Material start
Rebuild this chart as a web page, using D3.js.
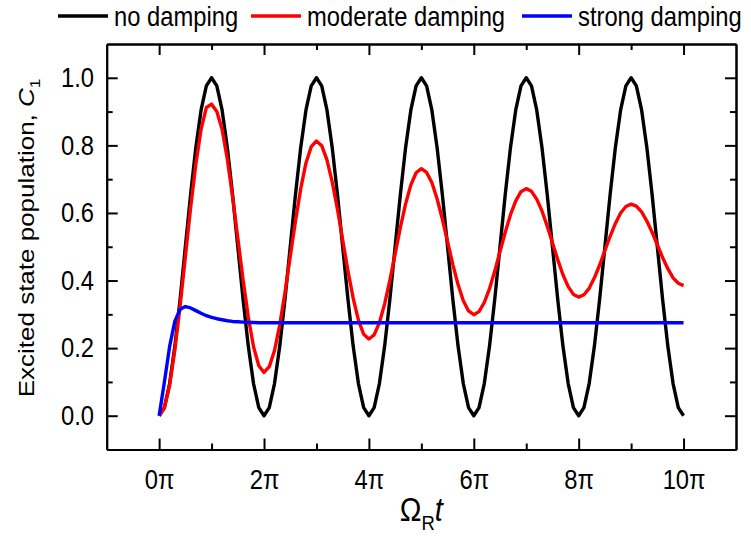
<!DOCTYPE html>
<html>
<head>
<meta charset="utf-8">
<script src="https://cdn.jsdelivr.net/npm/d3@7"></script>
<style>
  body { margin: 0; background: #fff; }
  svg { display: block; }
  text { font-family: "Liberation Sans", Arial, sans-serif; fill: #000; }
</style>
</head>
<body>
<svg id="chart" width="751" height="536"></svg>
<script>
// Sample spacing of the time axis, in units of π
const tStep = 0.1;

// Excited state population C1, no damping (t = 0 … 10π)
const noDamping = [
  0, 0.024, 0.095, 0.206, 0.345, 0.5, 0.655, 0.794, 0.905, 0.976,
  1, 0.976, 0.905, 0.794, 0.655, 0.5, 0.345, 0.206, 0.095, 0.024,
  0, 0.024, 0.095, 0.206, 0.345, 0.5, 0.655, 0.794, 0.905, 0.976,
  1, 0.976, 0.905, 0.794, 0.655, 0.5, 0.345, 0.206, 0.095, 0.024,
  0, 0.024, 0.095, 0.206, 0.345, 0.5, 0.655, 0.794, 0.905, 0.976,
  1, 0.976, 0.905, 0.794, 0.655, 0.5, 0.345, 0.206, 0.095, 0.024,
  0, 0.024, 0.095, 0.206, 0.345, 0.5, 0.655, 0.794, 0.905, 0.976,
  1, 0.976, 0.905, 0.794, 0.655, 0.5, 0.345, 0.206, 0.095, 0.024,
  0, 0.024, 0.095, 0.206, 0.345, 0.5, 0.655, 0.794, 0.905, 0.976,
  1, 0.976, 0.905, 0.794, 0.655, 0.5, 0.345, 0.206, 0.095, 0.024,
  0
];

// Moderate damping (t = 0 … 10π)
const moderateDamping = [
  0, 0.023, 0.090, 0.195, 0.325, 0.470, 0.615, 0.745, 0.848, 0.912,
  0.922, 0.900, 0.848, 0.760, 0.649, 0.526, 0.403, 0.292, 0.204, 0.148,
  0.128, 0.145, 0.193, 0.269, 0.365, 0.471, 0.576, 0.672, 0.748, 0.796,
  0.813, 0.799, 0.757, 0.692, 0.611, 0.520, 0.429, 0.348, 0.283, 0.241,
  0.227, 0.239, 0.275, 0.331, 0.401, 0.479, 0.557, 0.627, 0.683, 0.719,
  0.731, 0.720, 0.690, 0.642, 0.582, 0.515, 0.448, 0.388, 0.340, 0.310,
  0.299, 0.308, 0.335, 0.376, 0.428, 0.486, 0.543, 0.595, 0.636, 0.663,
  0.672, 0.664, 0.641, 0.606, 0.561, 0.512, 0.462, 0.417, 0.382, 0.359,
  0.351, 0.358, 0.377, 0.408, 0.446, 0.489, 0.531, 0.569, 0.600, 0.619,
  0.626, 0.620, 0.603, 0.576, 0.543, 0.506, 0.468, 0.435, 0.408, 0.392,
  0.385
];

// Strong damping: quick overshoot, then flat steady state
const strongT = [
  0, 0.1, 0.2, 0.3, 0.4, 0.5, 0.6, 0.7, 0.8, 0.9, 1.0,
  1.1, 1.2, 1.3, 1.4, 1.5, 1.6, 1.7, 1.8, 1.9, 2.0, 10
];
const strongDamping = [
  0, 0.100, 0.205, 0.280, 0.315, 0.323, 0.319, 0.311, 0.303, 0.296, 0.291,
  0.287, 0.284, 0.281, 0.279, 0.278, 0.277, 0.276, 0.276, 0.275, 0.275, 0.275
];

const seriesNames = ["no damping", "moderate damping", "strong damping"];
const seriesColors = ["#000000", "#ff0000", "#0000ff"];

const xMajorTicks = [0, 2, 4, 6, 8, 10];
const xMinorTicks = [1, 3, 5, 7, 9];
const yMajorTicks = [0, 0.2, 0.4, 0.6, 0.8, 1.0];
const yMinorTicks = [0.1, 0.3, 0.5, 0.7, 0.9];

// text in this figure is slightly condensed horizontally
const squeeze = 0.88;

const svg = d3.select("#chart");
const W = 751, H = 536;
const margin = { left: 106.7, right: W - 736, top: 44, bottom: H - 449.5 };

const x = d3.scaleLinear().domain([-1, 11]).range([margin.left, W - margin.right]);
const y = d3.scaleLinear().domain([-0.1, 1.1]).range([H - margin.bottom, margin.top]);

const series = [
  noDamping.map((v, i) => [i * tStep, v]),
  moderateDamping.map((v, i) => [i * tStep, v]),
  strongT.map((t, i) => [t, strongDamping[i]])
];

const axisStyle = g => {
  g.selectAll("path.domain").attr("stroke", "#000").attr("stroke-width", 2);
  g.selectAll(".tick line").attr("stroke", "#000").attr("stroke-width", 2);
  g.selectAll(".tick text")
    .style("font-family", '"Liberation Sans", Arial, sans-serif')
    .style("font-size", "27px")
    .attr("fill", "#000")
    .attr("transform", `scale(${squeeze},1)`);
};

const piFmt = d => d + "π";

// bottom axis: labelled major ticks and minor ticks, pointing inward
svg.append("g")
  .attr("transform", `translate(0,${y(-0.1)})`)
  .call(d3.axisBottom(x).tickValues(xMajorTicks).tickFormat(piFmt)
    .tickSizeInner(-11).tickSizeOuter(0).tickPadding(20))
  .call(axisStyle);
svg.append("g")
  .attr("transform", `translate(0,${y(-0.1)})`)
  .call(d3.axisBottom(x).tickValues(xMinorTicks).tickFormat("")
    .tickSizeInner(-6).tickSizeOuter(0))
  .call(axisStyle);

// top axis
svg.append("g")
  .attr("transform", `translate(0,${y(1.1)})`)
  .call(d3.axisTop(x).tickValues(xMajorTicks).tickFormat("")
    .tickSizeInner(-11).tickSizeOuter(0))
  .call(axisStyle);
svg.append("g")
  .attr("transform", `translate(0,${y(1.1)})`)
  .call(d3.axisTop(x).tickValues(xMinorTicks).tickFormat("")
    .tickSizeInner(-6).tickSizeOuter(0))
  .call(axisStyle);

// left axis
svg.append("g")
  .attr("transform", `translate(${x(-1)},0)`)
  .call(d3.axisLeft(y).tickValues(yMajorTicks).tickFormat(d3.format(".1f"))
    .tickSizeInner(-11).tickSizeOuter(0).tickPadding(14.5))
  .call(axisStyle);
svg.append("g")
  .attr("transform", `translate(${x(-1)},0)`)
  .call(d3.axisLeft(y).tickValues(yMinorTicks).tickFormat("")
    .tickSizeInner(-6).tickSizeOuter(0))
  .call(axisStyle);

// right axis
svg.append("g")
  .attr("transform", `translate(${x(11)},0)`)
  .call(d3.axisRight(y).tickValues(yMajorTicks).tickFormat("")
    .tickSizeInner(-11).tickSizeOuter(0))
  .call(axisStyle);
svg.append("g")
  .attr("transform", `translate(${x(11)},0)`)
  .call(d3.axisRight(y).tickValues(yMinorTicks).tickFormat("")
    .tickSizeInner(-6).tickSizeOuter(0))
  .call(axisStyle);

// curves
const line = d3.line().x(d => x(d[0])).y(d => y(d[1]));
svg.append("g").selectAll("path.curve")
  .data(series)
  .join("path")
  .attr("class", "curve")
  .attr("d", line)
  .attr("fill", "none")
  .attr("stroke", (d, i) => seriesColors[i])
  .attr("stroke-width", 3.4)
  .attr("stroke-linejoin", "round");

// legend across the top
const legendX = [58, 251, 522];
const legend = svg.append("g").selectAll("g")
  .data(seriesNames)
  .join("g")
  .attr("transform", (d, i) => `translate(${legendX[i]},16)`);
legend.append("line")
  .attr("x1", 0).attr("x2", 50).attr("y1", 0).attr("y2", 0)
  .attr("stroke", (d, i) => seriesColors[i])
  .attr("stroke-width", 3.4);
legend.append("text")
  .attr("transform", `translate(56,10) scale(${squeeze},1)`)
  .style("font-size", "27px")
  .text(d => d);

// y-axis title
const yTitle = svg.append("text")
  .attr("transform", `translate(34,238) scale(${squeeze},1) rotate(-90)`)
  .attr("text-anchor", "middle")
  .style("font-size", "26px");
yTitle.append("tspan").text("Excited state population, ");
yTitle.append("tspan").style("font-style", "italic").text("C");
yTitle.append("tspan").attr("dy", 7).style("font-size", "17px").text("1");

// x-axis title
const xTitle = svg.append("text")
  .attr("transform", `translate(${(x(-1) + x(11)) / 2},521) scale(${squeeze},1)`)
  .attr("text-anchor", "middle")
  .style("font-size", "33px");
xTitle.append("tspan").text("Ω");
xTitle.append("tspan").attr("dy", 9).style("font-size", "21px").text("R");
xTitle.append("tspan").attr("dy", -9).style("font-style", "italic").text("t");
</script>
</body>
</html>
Material end
Task statement -> Return a copy of every line that includes the word "this".

Solution to the problem ->
Rebuild this chart as a web page, using D3.js.
// text in this figure is slightly condensed horizontally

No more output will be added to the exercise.